A reporter asked the president about the long-promised Ukrainian counteroffensive that is supposed to begin sometime this Spring. Both Ukrainian and NATO leads have built expectations for the supposed offensive, which will employ newly arrived weapons and vehicles.
Biden said that he can’t reveal specifics as to when the offensive will begin or where it will be targeted, adding that doing so would amount to an intelligence failure. “But the fact is that we did discuss, privately, I did discuss with Zelensky how… let me put it this way; we and our NATO allies know how many brigades we have trained, know what the status of those brigades are and have an expectation as to what their likelihood of succeeding are,” the president said. “We don’t know that for certain.

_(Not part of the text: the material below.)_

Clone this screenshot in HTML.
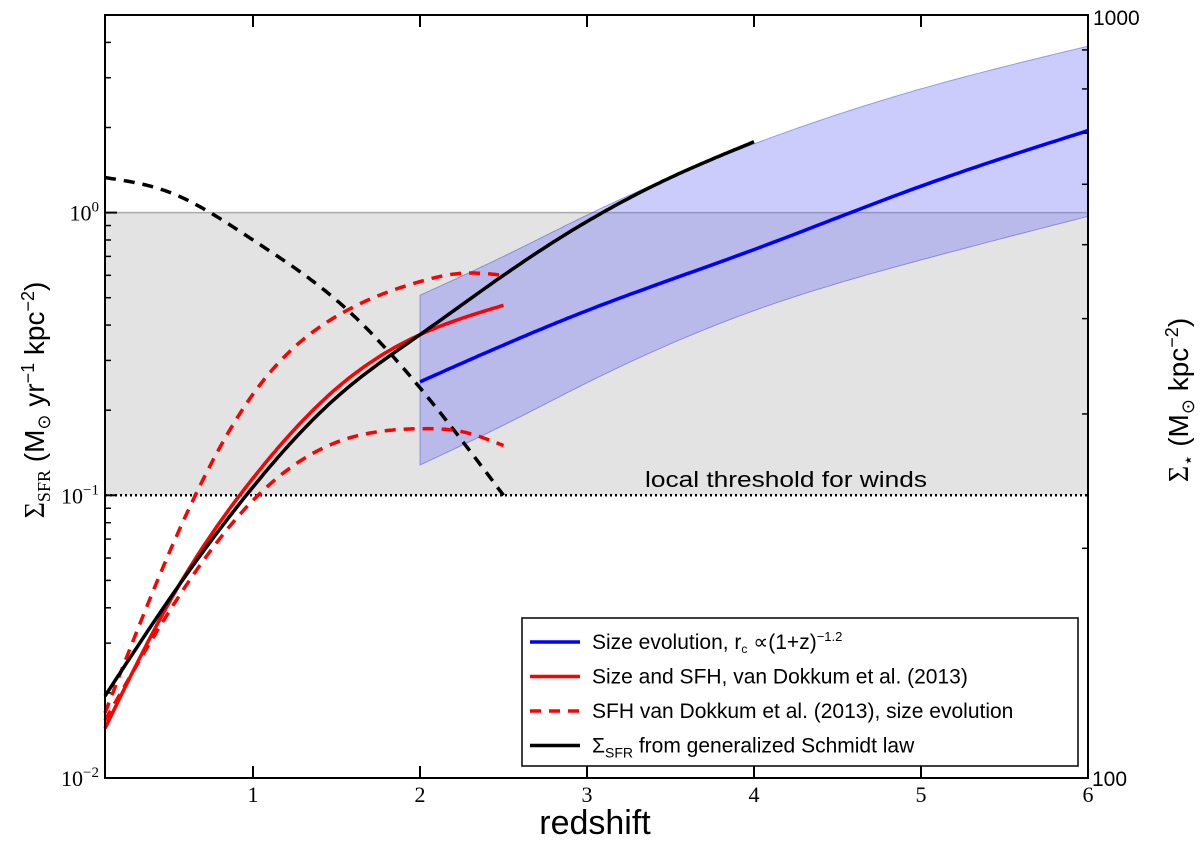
<!DOCTYPE html>
<html><head><meta charset="utf-8"><style>
body{margin:0;background:#fff}
svg text{font-family:"Liberation Sans",sans-serif}
.serif{font-family:"Liberation Serif",serif}
</style></head><body>
<svg id="chart" width="1200" height="837" xmlns="http://www.w3.org/2000/svg"></svg>
<script>
const bandZ=[2,2.5,3,4,5,6];
const blueVals=[0.252,0.34,0.45,0.74,1.24,1.95];
const bandUpper=[0.51,0.7,0.98,1.75,2.74,3.88];
const bandLower=[0.128,0.177,0.25,0.45,0.68,0.97];
const blackZ=[0.114,0.5,1,1.5,2,2.5,3,3.5,4];
const blackVals=[0.0195,0.043,0.107,0.222,0.37,0.6,0.93,1.33,1.78];
const redZ=[0.114,0.5,1,1.5,2,2.5];
const redVals=[0.015,0.042,0.115,0.239,0.37,0.47];
const redDashZ=[0.114,0.5,1,1.5,2,2.25,2.5];
const redDashUp=[0.017,0.063,0.228,0.43,0.57,0.61,0.6];
const redDashLo=[0.016,0.039,0.096,0.154,0.172,0.168,0.15];
const blackDashZ=[0.114,0.5,1,1.5,2,2.5];
const blackDashVals=[1.33,1.18,0.8,0.49,0.24,0.1];
const xTicks=[1,2,3,4,5,6];
const yTickExp=[-2,-1,0];

const L=105,R=1088,T=15,B=778;
const xmin=1-(253-105)/167,xmax=6,ymin=-2,ymax=Math.log10(5);
const X=z=>L+(z-xmin)/(xmax-xmin)*(R-L);
const Y=v=>B-(Math.log10(v)-ymin)/(ymax-ymin)*(B-T);
const svg=document.getElementById('chart');
const NS='http://www.w3.org/2000/svg';
function mk(tag,attrs,parent){const e=document.createElementNS(NS,tag);for(const k in attrs)e.setAttribute(k,attrs[k]);(parent||svg).appendChild(e);return e;}
function spline(xs,vs){
  const n=xs.length,ys=vs.map(v=>Math.log10(v));
  const h=[],a=[],l=[1],mu=[0],zz=[0],c=new Array(n).fill(0),b=[],d=[];
  for(let i=0;i<n-1;i++)h[i]=xs[i+1]-xs[i];
  for(let i=1;i<n-1;i++)a[i]=3/h[i]*(ys[i+1]-ys[i])-3/h[i-1]*(ys[i]-ys[i-1]);
  for(let i=1;i<n-1;i++){l[i]=2*(xs[i+1]-xs[i-1])-h[i-1]*mu[i-1];mu[i]=h[i]/l[i];zz[i]=(a[i]-h[i-1]*zz[i-1])/l[i];}
  for(let j=n-2;j>=0;j--){c[j]=(j>0?zz[j]:0)-mu[j]*c[j+1];b[j]=(ys[j+1]-ys[j])/h[j]-h[j]*(c[j+1]+2*c[j])/3;d[j]=(c[j+1]-c[j])/(3*h[j]);}
  const out=[];
  for(let j=0;j<n-1;j++){const steps=30;for(let s=(j?1:0);s<=steps;s++){const t=h[j]*s/steps;
    const y=ys[j]+b[j]*t+c[j]*t*t+d[j]*t*t*t;out.push([X(xs[j]+t),Y(Math.pow(10,y))]);}}
  return out;}
const toD=p=>'M'+p.map(q=>q[0].toFixed(1)+','+q[1].toFixed(1)).join(' L');
let e;
e=mk('rect',{x:L,y:Y(1),width:R-L,height:Y(0.1)-Y(1),fill:'#e3e3e3'});


e=mk('line',{x1:L,x2:R,y1:Y(1),y2:Y(1),stroke:'#aaa','stroke-width':1.5});


const up=spline(bandZ,bandUpper),lo=spline(bandZ,bandLower).reverse();
e=mk('path',{d:toD(up.concat(lo))+' Z',fill:'rgba(110,110,245,0.35)',stroke:'rgba(60,60,200,0.45)','stroke-width':1});


e=mk('line',{x1:L,x2:R,y1:Y(0.1),y2:Y(0.1),stroke:'#000','stroke-width':2.5,'stroke-dasharray':'2,3'});


e=mk('text',{x:645,y:487,'font-size':22,textLength:282,lengthAdjust:'spacingAndGlyphs'});e.textContent='local threshold for winds';


function line(xs,ys,color,dash){const a={d:toD(spline(xs,ys)),fill:'none',stroke:color,'stroke-width':3.5};if(dash)a['stroke-dasharray']=dash;return mk('path',a);}
e=line(blackDashZ,blackDashVals,'#000','11,8');


e=line(redDashZ,redDashUp,'#f00','11,8');


e=line(redDashZ,redDashLo,'#f00','11,8');


e=line(redZ,redVals,'#f00');


e=line(blackZ,blackVals,'#000');


e=line(bandZ,blueVals,'#00f');


e=mk('rect',{x:L,y:T,width:R-L,height:B-T,fill:'none',stroke:'#000','stroke-width':2});


xTicks.forEach(t=>{
  mk('line',{x1:X(t),x2:X(t),y1:B,y2:B-12,stroke:'#000','stroke-width':2});
  mk('line',{x1:X(t),x2:X(t),y1:T,y2:T+12,stroke:'#000','stroke-width':2});
  const tx=mk('text',{x:X(t),y:802,'font-size':22,'text-anchor':'middle',class:'serif'});tx.textContent=t;
  
  
});
yTickExp.forEach(p=>{
  const y=Y(Math.pow(10,p));
  mk('line',{x1:L,x2:L+12,y1:y,y2:y,stroke:'#000','stroke-width':2});
  const tx=mk('text',{x:L-6,y:y+8,'font-size':22,'text-anchor':'end',class:'serif'});
  tx.innerHTML='10<tspan dy="-9" font-size="15">'+(p<0?'−'+(-p):p)+'</tspan>';
  
  
  for(let m=2;m<=9;m++){const v=m*Math.pow(10,p);if(Math.log10(v)>ymax)break;const yy=Y(v);mk('line',{x1:L,x2:L+6,y1:yy,y2:yy,stroke:'#000','stroke-width':1.5});}
});
for(let m=2;m<=9;m++){const yy=B-Math.log10(m)*(B-T);mk('line',{x1:R,x2:R-6,y1:yy,y2:yy,stroke:'#000','stroke-width':1.5});}
e=mk('text',{x:R+4,y:B+8,'font-size':21});e.textContent='100';


e=mk('text',{x:R+5,y:T+10,'font-size':21});e.textContent='1000';


e=mk('text',{x:595,y:834,'font-size':34,'text-anchor':'middle'});e.textContent='redshift';


e=mk('text',{x:0,y:0,'font-size':28,'text-anchor':'middle',transform:'translate(44,400) rotate(-90)'});
e.innerHTML='<tspan class="serif">Σ</tspan><tspan class="serif" font-size="18" dy="6">SFR</tspan><tspan dy="-6"> (M</tspan><tspan font-size="18" dy="6">⊙</tspan><tspan dy="-6"> yr</tspan><tspan font-size="18" dy="-10">−1</tspan><tspan dy="10"> kpc</tspan><tspan font-size="18" dy="-10">−2</tspan><tspan dy="10">)</tspan>';


e=mk('text',{x:0,y:0,'font-size':28,'text-anchor':'middle',transform:'translate(1188,400) rotate(-90)'});
e.innerHTML='<tspan class="serif">Σ</tspan><tspan font-size="18" dy="6">⋆</tspan><tspan dy="-6"> (M</tspan><tspan font-size="18" dy="6">⊙</tspan><tspan dy="-6"> kpc</tspan><tspan font-size="18" dy="-10">−2</tspan><tspan dy="10">)</tspan>';


const lg=mk('g',{});


mk('rect',{x:522,y:618,width:556,height:148,fill:'#fff',stroke:'#000','stroke-width':1.5},lg);
const items=[['#00f',null,'Size evolution, r<tspan font-size="12" dy="4">c</tspan><tspan dy="-4"> ∝(1+z)</tspan><tspan font-size="13" dy="-8">−1.2</tspan>'],
['#f00',null,'Size and SFH, van Dokkum et al. (2013)'],
['#f00','11,8','SFH van Dokkum et al. (2013), size evolution'],
['#000',null,'Σ<tspan font-size="14" dy="5">SFR</tspan><tspan dy="-5"> from generalized Schmidt law</tspan>']];
items.forEach((it,i)=>{const y=642+i*34.5;
  const a={x1:530,x2:580,y1:y,y2:y,stroke:it[0],'stroke-width':3.5};if(it[1])a['stroke-dasharray']=it[1];mk('line',a,lg);
  const t=mk('text',{x:592,y:y+7,'font-size':21},lg);t.innerHTML=it[2];
  
  
});
</script>
</body></html>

War is uncertain, war is uncertain, to state the obvious.”
“So and my, it will proceed. Even if, I think I do know but I’m not gonna tell you because that would not be a smart thing to do either. So having said that, the expectation and hope is that they will be successful and make it clear to Russia that the cost – for example, Bakhmut, Bakhmut is a discussion about whether or not it’s been lost or whatever. And the truth of the matter is that Russia has suffered over 100,000 casualties in Bakhmut. That’s hard to make up, hard to make up.”
The president also addressed a question about the recent decision to arm Ukraine with F-16 fighter jets, something Russia has warned would be a “red line” that could lead to a head-to-head conflict.
“With regard to the F-16’s, F-16’s would not have helped in that regard at all,” he said of the battle for Bakhmut. He went on to claim that previous deliveries of advanced missile systems and tanks have turned the tide of the war.
The Russian casualty figures cited by Biden have long been the subject of debate given previous leaked statements and documents regarding losses on the Ukrainian side. A February report from the British Department of Defense projected over 200,000 Ukrainian casualties to date compared with between 40,000 and 60,000 Russian losses.
Days before that report was released, State Department official Victoria Nuland claimed that over 200,000 Russian soldiers had been killed in the conflict as of late February.